We must understand and accept that we cannot continue to throw money at cleanup and other restoration efforts year after year, once heavy rains or Hurricanes occur. This is money that should be invested in various areas of public life, to promote and preserve prosperity.


The significant threats to Gross Domestic Product presented through hurricanes, are major barriers to our economic growth target of 5% per annum, beginning in 2020. They are also an impediment to Jamaica’s Developed Country Status ambitions as outlined in Vision 2030.


I ask every citizen of this country to expect, and prepare for, an active Hurricane Season for 2017. What does this mean?


  • It means checking our houses and workplaces for flaws in the walls, roofing and elsewhere.
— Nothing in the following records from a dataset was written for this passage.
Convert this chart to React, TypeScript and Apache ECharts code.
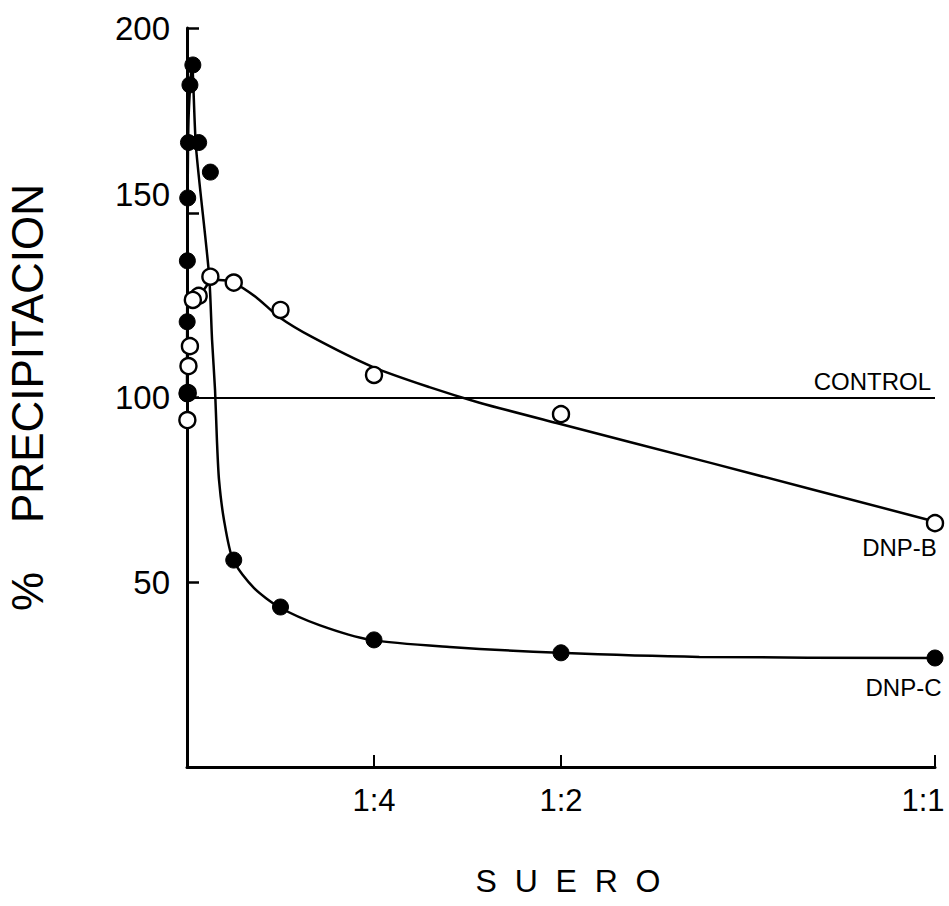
import React, { useEffect, useRef } from "react";
import * as echarts from "echarts";

// Serum dilutions (1:n) — x is the serum fraction 1/n
const dilutionDenoms = [1, 2, 4, 8, 16, 32, 64, 128, 256, 512, 1024, 2048, 4096, 8192];

// Measured points (% precipitation)
const dnpCValues = [29.5, 30.9, 34.4, 43.3, 56, 161, 169, 190, 184.6, 169, 154, 137, 120.5, 101];
const dnpBValues = [66, 95.5, 106.1, 123.7, 131.1, 132.7, 127.5, 126.4, 113.9, 108.5, 101.2, 93.9];

// Hand-drawn fitted curves: [serum fraction, %]
const curveDnpC: [number, number][] = [
  [0, 101], [0.0005, 140], [0.002, 175], [0.0067, 190.3], [0.012, 167.8],
  [0.0295, 133.2], [0.0335, 115.6], [0.0375, 102], [0.04, 88.5], [0.0428, 77.7],
  [0.0495, 66.8], [0.0616, 56], [0.0897, 48.4], [0.123, 43.3], [0.177, 38.4],
  [0.246, 34.4], [0.351, 32.5], [0.497, 30.9], [0.685, 29.8], [1, 29.5],
];
const curveDnpB: [number, number][] = [
  [0, 124.5], [0.016, 127.2], [0.0295, 131], [0.043, 131.8], [0.06, 131.3],
  [0.092, 127.2], [0.123, 121.8], [0.167, 116.4], [0.248, 108.3], [0.324, 102.8],
  [0.391, 98.6], [0.494, 93.1], [0.7, 82.3], [0.993, 66.8],
];

const controlValue = 100;

// Axis ticks
const xTickValues = [0.25, 0.5, 1];
const xTickLabels = ["1:4", "1:2", "1:1"];
const yTickValues = [0, 50, 100, 150, 200];

const FONT = "Liberation Sans, Arial, Helvetica, sans-serif";
const NARROW = "Liberation Sans Narrow, Arial Narrow, Liberation Sans, sans-serif";

export default function App() {
  const ref = useRef<HTMLDivElement>(null);

  useEffect(() => {
    if (!ref.current) return;
    const chart = echarts.init(ref.current, undefined, { renderer: "svg" });

    const endLabel = (text: string, pos: [number, number]) => ({
      show: true,
      formatter: text,
      position: pos,
      align: "right",
      verticalAlign: "top",
      fontSize: 24,
      fontFamily: FONT,
      color: "#000",
    });

    const pointsC = dnpCValues.map((v, i) => {
      const item: any = { value: [1 / dilutionDenoms[i], v] };
      if (i === 0) item.label = endLabel("DNP-C", [15, 26]);
      return item;
    });
    const pointsB = dnpBValues.map((v, i) => {
      const item: any = { value: [1 / dilutionDenoms[i], v] };
      if (i === 0) item.label = endLabel("DNP-B", [11, 22]);
      return item;
    });

    const option: any = {
      animation: false,
      backgroundColor: "#fff",
      grid: {
        left: 187,
        right: 14,
        top: 28,
        bottom: 139,
        containLabel: false,
        outerBoundsMode: "none",
      },
      xAxis: {
        type: "value",
        min: 0,
        max: 1,
        name: "S  U  E  R  O",
        nameLocation: "middle",
        nameGap: 98,
        nameTextStyle: { fontSize: 32, fontFamily: FONT, color: "#000", padding: [0, 0, 0, 14] },
        axisLine: { show: true, lineStyle: { color: "#000", width: 3 } },
        axisTick: {
          show: true,
          inside: true,
          length: 12,
          customValues: xTickValues,
          lineStyle: { color: "#000", width: 2 },
        },
        axisLabel: {
          show: true,
          customValues: xTickValues,
          formatter: (v: number) => {
            const idx = xTickValues.findIndex((t) => Math.abs(t - v) < 1e-9);
            if (idx < 0) return "";
            return idx === xTickValues.length - 1 ? `{edge|${xTickLabels[idx]}}` : xTickLabels[idx];
          },
          rich: {
            edge: { fontSize: 31, fontFamily: NARROW, color: "#000", padding: [0, 24, 0, 0] },
          },
          margin: 18,
          fontSize: 31,
          fontFamily: NARROW,
          color: "#000",
        },
        splitLine: { show: false },
      },
      yAxis: {
        type: "value",
        min: 0,
        max: 200,
        interval: 50,
        name: "%    PRECIPITACION",
        nameLocation: "middle",
        nameGap: 138,
        nameRotate: 90,
        nameTextStyle: { fontSize: 44, fontFamily: FONT, color: "#000" },
        axisLine: { show: true, lineStyle: { color: "#000", width: 3 } },
        axisTick: {
          show: true,
          inside: true,
          length: 12,
          customValues: yTickValues.filter((v) => v !== 0),
          lineStyle: { color: "#000", width: 2.5 },
        },
        axisLabel: {
          show: true,
          margin: 17,
          fontSize: 33,
          fontFamily: NARROW,
          color: "#000",
          formatter: (v: number) => (v === 0 ? "" : v === 150 ? "{up|150}" : String(v)),
          rich: {
            up: { fontSize: 33, fontFamily: NARROW, color: "#000", padding: [0, 0, 36, 0] },
          },
        },
        splitLine: { show: false },
      },
      series: [
        {
          name: "CONTROL",
          type: "line",
          data: [],
          silent: true,
          markLine: {
            silent: true,
            symbol: ["none", "none"],
            data: [{ yAxis: controlValue }],
            lineStyle: { color: "#000", width: 1.8, type: "solid" },
            label: {
              show: true,
              position: "insideEndTop",
              formatter: "CONTROL",
              fontSize: 24,
              fontFamily: FONT,
              color: "#000",
              distance: 4,
            },
          },
        },
        {
          name: "DNP-C curve",
          type: "line",
          data: curveDnpC,
          showSymbol: false,
          symbol: "none",
          smooth: 0.25,
          lineStyle: { color: "#000", width: 2.5 },
          silent: true,
          z: 2,
        },
        {
          name: "DNP-B curve",
          type: "line",
          data: curveDnpB,
          showSymbol: false,
          symbol: "none",
          smooth: 0.25,
          lineStyle: { color: "#000", width: 2.5 },
          silent: true,
          z: 2,
        },
        {
          name: "DNP-B",
          type: "scatter",
          data: pointsB,
          symbol: "circle",
          symbolSize: 16,
          itemStyle: { color: "#fff", borderColor: "#000", borderWidth: 2.4, opacity: 1 },
          z: 4,
        },
        {
          name: "DNP-C",
          type: "scatter",
          data: pointsC,
          symbol: "circle",
          symbolSize: 16,
          itemStyle: { color: "#000", borderColor: "#000", borderWidth: 1, opacity: 1 },
          z: 5,
        },
      ],
    };

    chart.setOption(option);
    return () => chart.dispose();
  }, []);

  return (
    <div
      ref={ref}
      style={{ position: "fixed", left: 0, top: 0, width: 949, height: 906, background: "#fff" }}
    />
  );
}
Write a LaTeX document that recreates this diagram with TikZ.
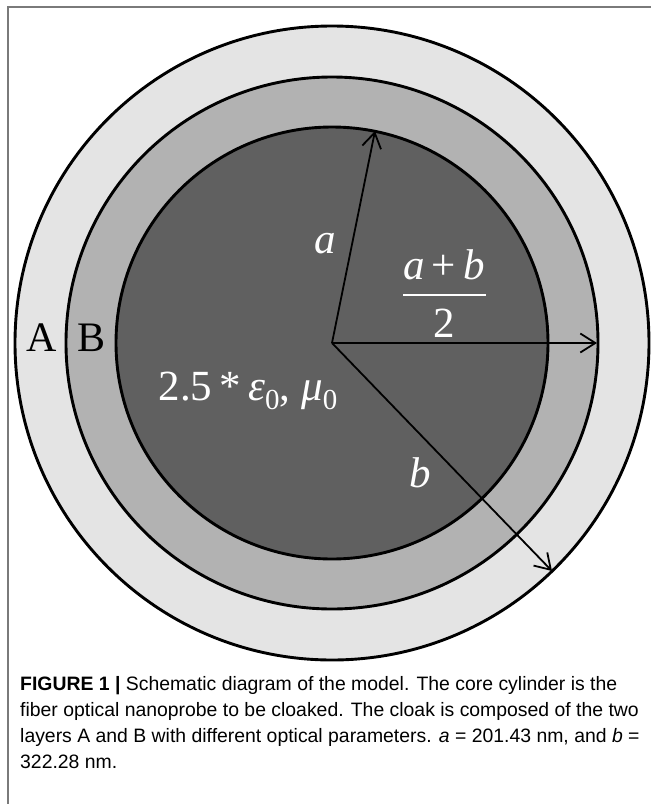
\documentclass[tikz,border=0pt]{standalone}
\usepackage{fontspec}
\setmainfont{Liberation Serif}
\newfontfamily\capfont{Liberation Sans}
\usetikzlibrary{arrows.meta}
\definecolor{coregray}{HTML}{606060}
\definecolor{layerB}{HTML}{B2B2B2}
\definecolor{layerA}{HTML}{E4E4E4}
\definecolor{framegray}{HTML}{7A7A7A}
\newcommand\lowsub[1]{\raisebox{-9pt}{\fontsize{29}{30}\selectfont #1}}
\tikzset{
  ring/.style={draw=black, line width=2.9pt},
  radius arrow/.style={draw=black, line width=1.8pt, -{Straight Barb[length=15pt,width=19pt,line width=1.8pt]}},
  core label/.style={text=white, font=\fontsize{43}{48}\selectfont, inner sep=0pt, anchor=base},
  layer label/.style={text=black, font=\fontsize{42}{48}\selectfont, inner sep=0pt, anchor=base},
}
\begin{document}
\begin{tikzpicture}[x=1pt,y=-1pt]
    \useasboundingbox (0,0) rectangle (651,804);
    \fill[white] (0,0) rectangle (651,804);
    % frame
    \draw[framegray, line width=2pt] (8,804) -- (8,7) -- (651,7);
    % layers A, B and the core
    \coordinate (O) at (332,343);
    \filldraw[ring, fill=layerA] (O) circle[radius=317pt];
    \filldraw[ring, fill=layerB] (O) circle[radius=266pt];
    \filldraw[ring, fill=coregray] (O) circle[radius=216pt];
    % radii
    \coordinate (ta) at (375,131);
    \coordinate (tm) at (597,343);
    \coordinate (tb) at (552,571);
    \draw[radius arrow] (O) -- (ta);
    \draw[radius arrow] (O) -- (tm);
    \draw[radius arrow] (O) -- (tb);
    % labels
    \node[layer label] (lA) at (42,351) {A};
    \node[layer label] (lB) at (92,351) {B};
    \node[core label] (la) at (325,253) {\itshape a};
    \node[core label] (lb) at (420,487) {\itshape b};
    \node[core label] (num) at (444,279) {{\itshape a}\,+\,{\itshape b}};
    \node[core label] (den) at (444,337) {2};
    \draw[white, line width=2pt] (403,295) -- (486,295);
    \node[core label] (lcore) at (248,400) {2.5\,*\,{\itshape ε}\lowsub{0}, {\itshape μ}\lowsub{0}};
    % caption
    \node[anchor=north west, align=left, inner sep=0pt, font=\capfont\fontsize{19.4}{26}\selectfont] (cap) at (20,676)
      {\textbf{FIGURE 1 |} Schematic diagram of the model. The core cylinder is the\\
       fiber optical nanoprobe to be cloaked. The cloak is composed of the two\\
       layers A and B with different optical parameters. \textit{a} = 201.43 nm, and \textit{b} =\\
       322.28 nm.};
\end{tikzpicture}
\end{document}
  • It means we should start now, to gradually buy the items that we would need if a disaster comes, rather than buy all at once, and still have some area of concern unaddressed.


  • It means we should begin to consider and make emergency arrangements with friends and family now, so that we can better manage our personal affairs if disaster strikes.


  • It means a commitment, not only this year but every year, to stop dumping household and industrial garbage into drains and gullies. PERSONAL RESPONSIBILITY IS THE KEY THIS YEAR AND EVERY YEAR.


Therefore, let us work together, to ensure that the passage of Hurricanes becomes a reality we effectively manage with minimum stress, rather than a nationally disruptive experience.


Partnership is a principal emphasis of the Government. We want to work with all our citizens, on the basis of shared responsibility.


The Administration has a special responsibility for national disaster preparation. You have, as a citizen of Jamaica, an individual and personal responsibility to ensure that you do everything necessary to prevent harm to yourself and others.


Let’s devote our time and energy, to preparing more and repairing less. That is my appeal. Together, we can make it work.